**Task description:** All lines from the top of the records below through the line holding "p.grid.visible = False", and only those, should be printed exactly, minus the pictures.

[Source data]
==================================================

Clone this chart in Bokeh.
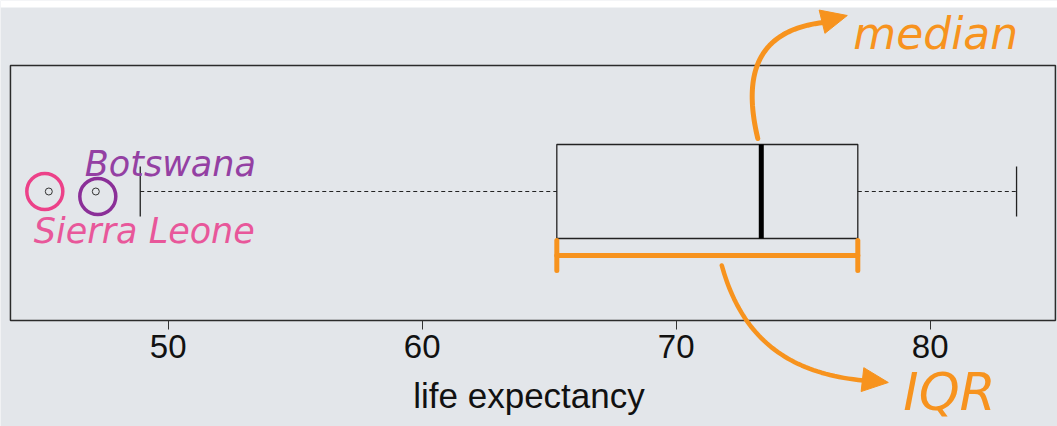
import numpy as np
from bokeh.plotting import figure
from bokeh.models import Range1d, FixedTicker, Label
from bokeh.embed import file_html
from bokeh.resources import INLINE

# ---------------- data ----------------
stat_names = ["lower whisker", "Q1", "median", "Q3", "upper whisker"]
stat_values = [48.9, 65.3, 73.35, 77.15, 83.4]
outlier_countries = ["Sierra Leone", "Botswana"]
outlier_values = [45.3, 47.15]
tick_values = [50, 60, 70, 80]
x_label = "life expectancy"
note_median = "median"
note_iqr = "IQR"

low, q1, med, q3, high = stat_values

# ---------------- layout / style ----------------
W, H = 1057, 426
X0, X1 = 43.398, 85.012          # whole canvas in data units
Y0, Y1 = -106, 320               # whole canvas in data units (1 unit = 1 px)
PX = W / (X1 - X0)               # pixels per data unit along x
BOX_X0, BOX_X1 = 43.79, 84.93    # the plot panel box
BOX_Y0, BOX_Y1 = 0, 255
TOP_STRIP = 7


def dx(px):
    return px / PX


BOX_Y = 129
BOX_HALF = 47
CAP_HALF = 25
BRACKET_Y = 65
BRACKET_HALF = 15

BG = "#e3e6ea"
INK = "#222222"
ORANGE = "#f7931e"
PINK = "#ec4189"
PURPLE = "#8b2f98"
PINK_TXT = "#e8579a"
PURPLE_TXT = "#9440a3"

p = figure(width=W, height=H, x_range=Range1d(X0, X1), y_range=Range1d(Y0, Y1),
           y_axis_type=None, output_backend="svg", toolbar_location=None,
           min_border=0)
p.background_fill_color = BG
p.border_fill_color = BG
p.outline_line_color = None
p.grid.visible = False

# white page strip at the very top
p.quad(left=[X0], right=[X1], bottom=[Y1 - TOP_STRIP], top=[Y1],
       fill_color="white", line_color=None)

ax = p.xaxis[0]
ax.fixed_location = BOX_Y0
ax.ticker = FixedTicker(ticks=tick_values)
ax.minor_tick_line_color = None
ax.major_tick_in = 0
ax.major_tick_out = 9
ax.major_tick_line_color = "#333333"
ax.axis_line_color = None
ax.major_label_text_font = "Liberation Sans"
ax.major_label_text_font_size = "33px"
ax.major_label_text_color = "#111111"
ax.major_label_standoff = 5
ax.axis_label = x_label
ax.axis_label_text_font = "Liberation Sans"
ax.axis_label_text_font_style = "normal"
ax.axis_label_text_font_size = "35px"
ax.axis_label_text_color = "#111111"
ax.axis_label_standoff = 15

# plot panel box
p.quad(left=[BOX_X0], right=[BOX_X1], bottom=[BOX_Y0], top=[BOX_Y1],
       fill_color=None, line_color="#2b2b2b", line_width=1.5)

# ---------------- box plot ----------------
p.quad(left=[q1], right=[q3], bottom=[BOX_Y - BOX_HALF], top=[BOX_Y + BOX_HALF],
       fill_color=None, line_color=INK, line_width=1.3)
p.segment(x0=[q3, low], y0=[BOX_Y, BOX_Y], x1=[high, q1], y1=[BOX_Y, BOX_Y],
          line_color=INK, line_width=1.2, line_dash="4 3")
p.segment(x0=[low, high], y0=[BOX_Y - CAP_HALF] * 2, x1=[low, high],
          y1=[BOX_Y + CAP_HALF] * 2, line_color=INK, line_width=1.3)
p.segment(x0=[med], y0=[BOX_Y - BOX_HALF], x1=[med], y1=[BOX_Y + BOX_HALF],
          line_color="black", line_width=5)
p.scatter(outlier_values, [BOX_Y] * len(outlier_values), size=7,
          fill_color=None, line_color="#333333", line_width=1)

# highlight rings around outliers
ring_x = [outlier_values[0] - dx(4), outlier_values[1] + dx(2)]
ring_y = [BOX_Y, BOX_Y - 5]
p.scatter(ring_x, ring_y, size=36, fill_color=None,
          line_color=[PINK, PURPLE], line_width=3.5)

p.add_layout(Label(x=outlier_values[1] - dx(11), y=BOX_Y + 28, text=outlier_countries[1],
                   text_font="DejaVu Sans", text_font_style="italic",
                   text_font_size="35px", text_color=PURPLE_TXT,
                   text_baseline="alphabetic"))
p.add_layout(Label(x=outlier_values[0] - dx(15), y=BOX_Y - 39, text=outlier_countries[0],
                   text_font="DejaVu Sans", text_font_style="italic",
                   text_font_size="35px", text_color=PINK_TXT,
                   text_baseline="alphabetic"))

# ---------------- IQR bracket ----------------
p.segment(x0=[q1], y0=[BRACKET_Y], x1=[q3], y1=[BRACKET_Y],
          line_color=ORANGE, line_width=5, line_cap="round")
p.segment(x0=[q1, q3], y0=[BRACKET_Y - BRACKET_HALF] * 2, x1=[q1, q3],
          y1=[BRACKET_Y + BRACKET_HALF] * 2, line_color=ORANGE, line_width=5,
          line_cap="round")


def curved_arrow(anchor_x, anchor_y, pts, tip, width, head_len=26, head_half=12):
    t = np.linspace(0, 1, 50)[:, None]
    P = np.array(pts, dtype=float)
    c = ((1 - t) ** 3) * P[0] + 3 * ((1 - t) ** 2) * t * P[1] \
        + 3 * (1 - t) * t ** 2 * P[2] + t ** 3 * P[3]
    p.line(anchor_x + c[:, 0] / PX, anchor_y + c[:, 1], line_color=ORANGE,
           line_width=width, line_cap="round", line_join="round")
    T = np.array(tip, dtype=float)
    d = T - c[-6]
    d /= np.hypot(*d)
    n = np.array([-d[1], d[0]])
    B = T - head_len * d
    tri = np.array([T, B + head_half * n, B - head_half * n])
    p.patch(anchor_x + tri[:, 0] / PX, anchor_y + tri[:, 1], fill_color=ORANGE,
            line_color=ORANGE, line_width=1)


box_top = BOX_Y + BOX_HALF
curved_arrow(med, box_top, [(-3.5, 6), (-18.5, 69), (-5.5, 114), (62, 122)], (86, 129), 5)
mid_iqr = (q1 + q3) / 2
curved_arrow(mid_iqr, BRACKET_Y, [(14.5, -10), (32.5, -75), (72.5, -117), (156, -125)], (181, -127), 4.5)

p.add_layout(Label(x=med + dx(92), y=box_top + 111, text=note_median,
                   text_font="DejaVu Sans", text_font_style="italic",
                   text_font_size="44px", text_color=ORANGE, text_baseline="alphabetic"))
p.add_layout(Label(x=mid_iqr + dx(196), y=BRACKET_Y - 136, text=note_iqr,
                   text_font="DejaVu Sans", text_font_style="italic",
                   text_font_size="52px", text_color=ORANGE, text_baseline="alphabetic"))

open("out.html", "w").write(file_html(p, INLINE))
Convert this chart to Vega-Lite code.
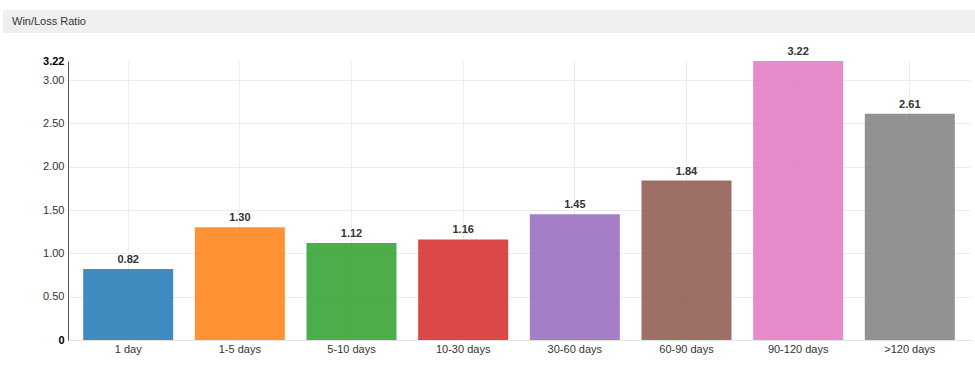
{
  "$schema": "https://vega.github.io/schema/vega-lite/v6.json",
  "padding": {"left": 3, "top": 10, "right": 0, "bottom": 5},
  "background": "white",
  "config": {"font": "Liberation Sans", "view": {"stroke": null}, "concat": {"spacing": 13}},
  "vconcat": [
    {
      "width": 907,
      "height": 23,
      "data": {"values": [{"label": "Win/Loss Ratio", "start": -0.07166, "end": 1, "textpos": -0.06174}]},
      "encoding": {
        "x": {"field": "start", "type": "quantitative", "scale": {"domain": [0, 1], "zero": false, "nice": false}, "axis": null}
      },
      "layer": [
        {
          "mark": {"type": "rect", "color": "#efefef", "clip": false},
          "encoding": {"x2": {"field": "end"}}
        },
        {
          "mark": {"type": "text", "align": "left", "baseline": "middle", "fontSize": 11, "color": "#333"},
          "encoding": {"x": {"field": "textpos", "type": "quantitative"}, "text": {"field": "label"}}
        }
      ]
    },
    {
      "width": 902,
      "height": 279,
      "data": {"values": [
        {"period": "1 day", "ratio": 0.82},
        {"period": "1-5 days", "ratio": 1.30},
        {"period": "5-10 days", "ratio": 1.12},
        {"period": "10-30 days", "ratio": 1.16},
        {"period": "30-60 days", "ratio": 1.45},
        {"period": "60-90 days", "ratio": 1.84},
        {"period": "90-120 days", "ratio": 3.22},
        {"period": ">120 days", "ratio": 2.61}
      ]},
      "encoding": {
        "x": {
          "field": "period", "type": "nominal", "sort": null,
          "scale": {"paddingInner": 0.194, "paddingOuter": 0.136},
          "axis": {"title": null, "labelAngle": 0, "ticks": false, "domainColor": "#e3e3e3", "labelFontSize": 11, "labelColor": "#333", "labelPadding": 3, "grid": true, "gridColor": "#ececec", "bandPosition": 0.5}
        },
        "y": {
          "field": "ratio", "type": "quantitative",
          "scale": {"domain": [0, 3.22], "nice": false, "zero": true},
          "axis": {
            "title": null,
            "values": [0, 0.5, 1, 1.5, 2, 2.5, 3, 3.22],
            "labelExpr": "datum.value == 0 ? '0' : format(datum.value, '.2f')",
            "labelFontWeight": {"condition": {"test": "datum.value == 0 || datum.value > 3.1", "value": "bold"}, "value": "normal"},
            "labelColor": {"condition": {"test": "datum.value == 0 || datum.value > 3.1", "value": "#000"}, "value": "#333"},
            "labelFontSize": 11,
            "ticks": false,
            "labelPadding": 4,
            "domainColor": "#555",
            "gridColor": "#ececec",
            "gridOpacity": {"condition": {"test": "datum.value > 3.1", "value": 0}, "value": 1},
            "minExtent": 65,
            "maxExtent": 65
          }
        }
      },
      "layer": [
        {
          "mark": {"type": "bar", "fillOpacity": 0.85},
          "encoding": {
            "color": {
              "field": "period", "type": "nominal", "sort": null, "legend": null,
              "scale": {
                "domain": ["1 day", "1-5 days", "5-10 days", "10-30 days", "30-60 days", "60-90 days", "90-120 days", ">120 days"],
                "range": ["#1f77b4", "#ff7f0e", "#2ca02c", "#d62728", "#9467bd", "#8c564b", "#e377c2", "#7f7f7f"]
              }
            }
          }
        },
        {
          "mark": {"type": "text", "baseline": "bottom", "dy": -4, "fontSize": 11, "fontWeight": "bold", "color": "#333"},
          "encoding": {"text": {"field": "ratio", "type": "quantitative", "format": ".2f"}}
        }
      ]
    }
  ]
}
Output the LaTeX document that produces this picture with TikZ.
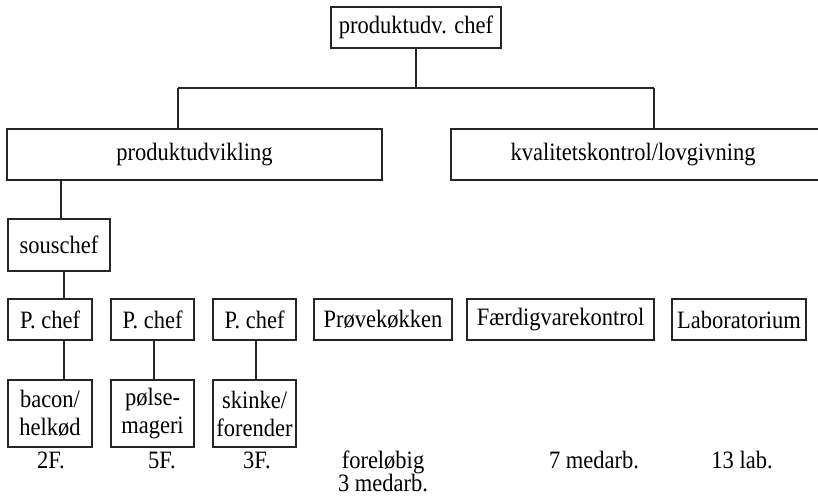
\documentclass[tikz,border=0pt]{standalone}
\usepackage{fontspec}
\setmainfont{Liberation Serif}[FakeStretch=0.9]
\begin{document}
\begin{tikzpicture}[x=1pt,y=-1pt,
  box/.style={draw=black!85, line width=1.3pt, inner sep=0pt, align=center,
    font=\fontsize{25}{28}\selectfont},
  lbl/.style={inner sep=0pt, align=center, font=\fontsize{25}{23}\selectfont},
  conn/.style={draw=black!85, line width=1.3pt}]
\useasboundingbox (0,0) rectangle (818,502);
% level 1
\node[box, minimum width=170pt, minimum height=41pt] (top) at (416,27.5) {produktudv. chef};
% level 2
\node[box, minimum width=375pt, minimum height=51pt] (pu) at (194.5,154.5) {produktudvikling};
\node[box, minimum width=384pt, minimum height=51pt,
  label={[lbl, xshift=-10pt]center:kvalitetskontrol/lovgivning}] (kq) at (643,154.5) {};
% souschef
\node[box, minimum width=102pt, minimum height=52pt] (sc) at (59,245) {souschef};
% row 3
\node[box, minimum width=84pt, minimum height=41pt] (pc1) at (50,319.5) {P. chef};
\node[box, minimum width=83pt, minimum height=41pt] (pc2) at (152.5,319.5) {P. chef};
\node[box, minimum width=83pt, minimum height=41pt] (pc3) at (254.5,319.5) {P. chef};
\node[box, minimum width=138pt, minimum height=41pt] (pk) at (383,319.5) {Prøvekøkken};
\node[box, minimum width=187pt, minimum height=41pt] (fv) at (560.5,319.5) {Færdigvarekontrol};
\node[box, minimum width=134pt, minimum height=41pt] (lab) at (739,319.5) {Laboratorium};
% row 4
\node[box, minimum width=84pt, minimum height=67pt] (bh) at (50,413.5) {bacon/\\helkød};
\node[box, minimum width=83pt, minimum height=67pt] (pm) at (152.5,413.5) {pølse-\\mageri};
\node[box, minimum width=83pt, minimum height=67pt] (sf) at (254.5,413.5) {skinke/\\forender};
% bottom labels
\node[lbl, anchor=base] (l1) at (51,468) {2F.};
\node[lbl, anchor=base] (l2) at (162,468) {5F.};
\node[lbl, anchor=base] (l3) at (257,468) {3F.};
\node[lbl, anchor=base] (l4) at (383,491) {foreløbig\\3 medarb.};
\node[lbl, anchor=base] (l5) at (594,468) {7 medarb.};
\node[lbl, anchor=base] (l6) at (742,468) {13 lab.};
% connectors
\coordinate (jl) at (178,88);
\coordinate (jr) at (654,88);
\draw[conn] (top.south) -- (top.south |- jl);
\draw[conn] (jl) -- (jr);
\draw[conn] (jl) -- (jl |- pu.north);
\draw[conn] (jr) -- (jr |- kq.north);
\draw[conn] (61,0 |- pu.south) -- (61,0 |- sc.north);
\draw[conn] (64,0 |- sc.south) -- (64,0 |- pc1.north);
\draw[conn] (64,0 |- pc1.south) -- (64,0 |- bh.north);
\draw[conn] (154,0 |- pc2.south) -- (154,0 |- pm.north);
\draw[conn] (256,0 |- pc3.south) -- (256,0 |- sf.north);
\end{tikzpicture}
\end{document}
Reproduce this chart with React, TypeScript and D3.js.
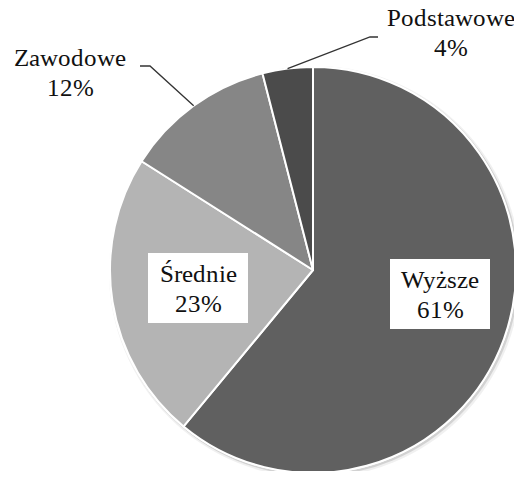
import React from 'react';
import * as d3 from 'd3';

// education level shares (%)
const categories = ['Wyższe', 'Średnie', 'Zawodowe', 'Podstawowe'];
const values = [61, 23, 12, 4];
const colors = ['#606060', '#b4b4b4', '#868686', '#4b4b4b'];

const W = 522;
const H = 479;
const cx = 313;
const cy = 270;
const R = 203;
const FONT = '"PieSerif", "Liberation Serif", "Times New Roman", Tinos, serif';
const FS = 25;

// label layout, relative to the pie centre
const labelPos: Record<string, { x: number; y: number; boxed: boolean; leader?: [number, number][] }> = {
  'Wyższe': { x: 127, y: 24, boxed: true },
  'Średnie': { x: -115, y: 18, boxed: true },
  'Zawodowe': { x: -243, y: -198, boxed: false, leader: [[-173, -204], [-163, -204]] },
  'Podstawowe': { x: 138, y: -238, boxed: false, leader: [[65, -233], [57, -233]] },
};

type Slice = { name: string; value: number; color: string };

const css = `
@font-face { font-family: "PieSerif"; src: local("Liberation Serif"), local("LiberationSerif"), local("LiberationSerif-Regular"), local("Liberation Serif Regular"); }
.pie-label { font-family: ${FONT} !important; font-size: ${FS}px; }
`;

export default function App() {
  const data: Slice[] = categories.map((c, i) => ({ name: c, value: values[i], color: colors[i] }));
  const arcs = d3.pie<Slice>().value(d => d.value).sort(null)(data);
  const arc = d3.arc<d3.PieArcDatum<Slice>>().innerRadius(0).outerRadius(R);

  // point on the rim at the slice's mid angle
  const rim = (d: d3.PieArcDatum<Slice>, r: number): [number, number] => {
    const a = (d.startAngle + d.endAngle) / 2;
    return [r * Math.sin(a), -r * Math.cos(a)];
  };

  return (
    <svg width={W} height={H} style={{ display: 'block', margin: -8 }}>
      <style>{css}</style>
      <rect width={W} height={H} fill="#fff" />
      {/* soft shadow under the pie */}
      <circle cx={cx + 2} cy={cy + 2} r={R + 3} fill="#000" opacity={0.06} />
      <circle cx={cx + 1.5} cy={cy + 1.5} r={R + 1.5} fill="#000" opacity={0.12} />
      <circle cx={cx} cy={cy} r={R + 1} fill="#fff" />
      {arcs.map(d => (
        <path
          key={d.data.name}
          d={arc(d) || ''}
          transform={`translate(${cx},${cy})`}
          fill={d.data.color}
          stroke="#fff"
          strokeWidth={2}
          strokeLinejoin="round"
        />
      ))}
      {arcs.map(d => {
        const lp = labelPos[d.data.name];
        const [ex, ey] = rim(d, R);
        const leader = lp.leader
          ? d3.line()([...lp.leader, [ex, ey]].map(p => [p[0] + cx, p[1] + cy] as [number, number]))
          : null;
        const x = cx + lp.x;
        const y = cy + lp.y;
        return (
          <g key={d.data.name}>
            {leader && <path d={leader} fill="none" stroke="#333" strokeWidth={1.3} />}
            {lp.boxed && <rect x={x - 50} y={y - 35} width={100} height={70} fill="#fff" />}
            <text className="pie-label" x={x} y={y - 6} textAnchor="middle" fill="#111">
              {d.data.name}
            </text>
            <text className="pie-label" x={x} y={y + 24} textAnchor="middle" fill="#111">
              {`${d.data.value}%`}
            </text>
          </g>
        );
      })}
    </svg>
  );
}
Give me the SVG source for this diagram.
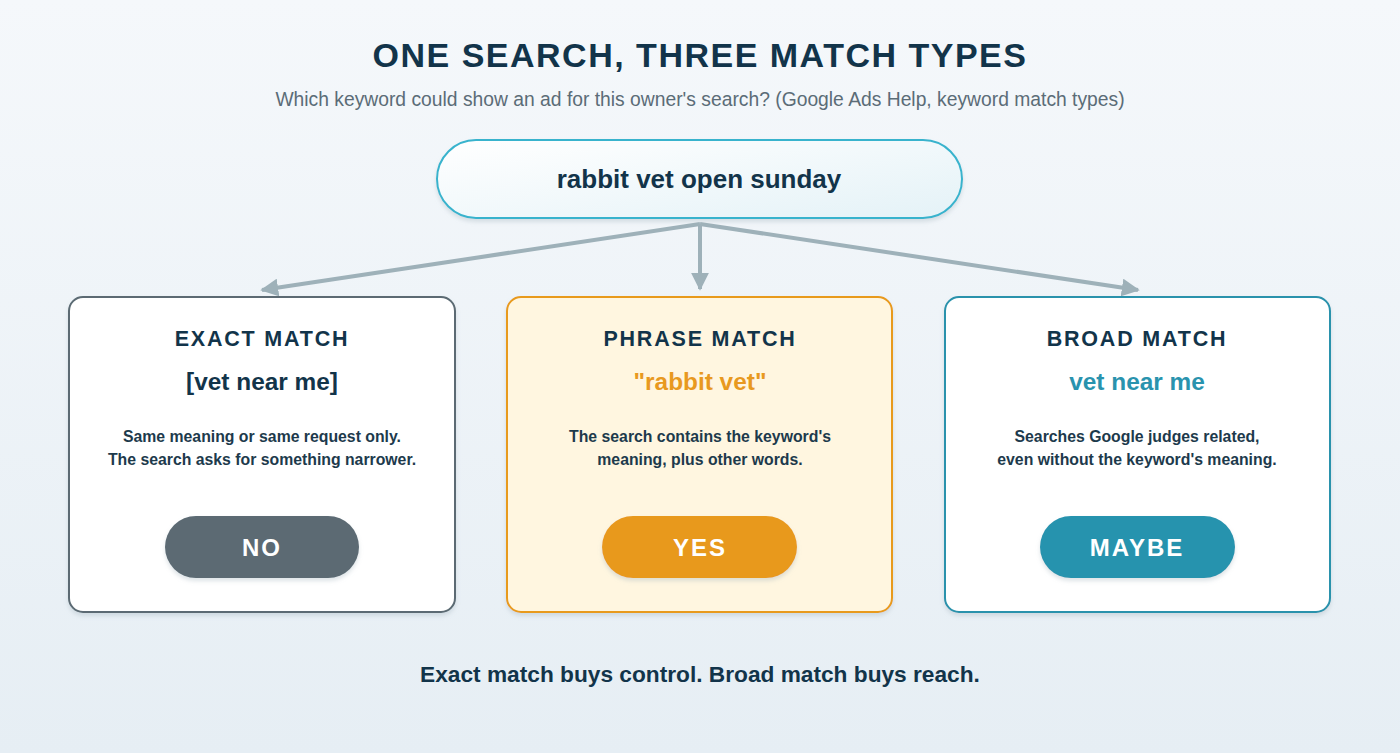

==================================================

**Task output:**
Clone this chart in Bokeh.
import numpy as np
from bokeh.plotting import figure
from bokeh.models import Range1d, FixedTicker, Label
from bokeh.embed import file_html
from bokeh.resources import INLINE

# ---------------- data ----------------
stat_names = ["lower whisker", "Q1", "median", "Q3", "upper whisker"]
stat_values = [48.9, 65.3, 73.35, 77.15, 83.4]
outlier_countries = ["Sierra Leone", "Botswana"]
outlier_values = [45.3, 47.15]
tick_values = [50, 60, 70, 80]
x_label = "life expectancy"
note_median = "median"
note_iqr = "IQR"

low, q1, med, q3, high = stat_values

# ---------------- layout / style ----------------
W, H = 1057, 426
X0, X1 = 43.398, 85.012          # whole canvas in data units
Y0, Y1 = -106, 320               # whole canvas in data units (1 unit = 1 px)
PX = W / (X1 - X0)               # pixels per data unit along x
BOX_X0, BOX_X1 = 43.79, 84.93    # the plot panel box
BOX_Y0, BOX_Y1 = 0, 255
TOP_STRIP = 7


def dx(px):
    return px / PX


BOX_Y = 129
BOX_HALF = 47
CAP_HALF = 25
BRACKET_Y = 65
BRACKET_HALF = 15

BG = "#e3e6ea"
INK = "#222222"
ORANGE = "#f7931e"
PINK = "#ec4189"
PURPLE = "#8b2f98"
PINK_TXT = "#e8579a"
PURPLE_TXT = "#9440a3"

p = figure(width=W, height=H, x_range=Range1d(X0, X1), y_range=Range1d(Y0, Y1),
           y_axis_type=None, output_backend="svg", toolbar_location=None,
           min_border=0)
p.background_fill_color = BG
p.border_fill_color = BG
p.outline_line_color = None
p.grid.visible = False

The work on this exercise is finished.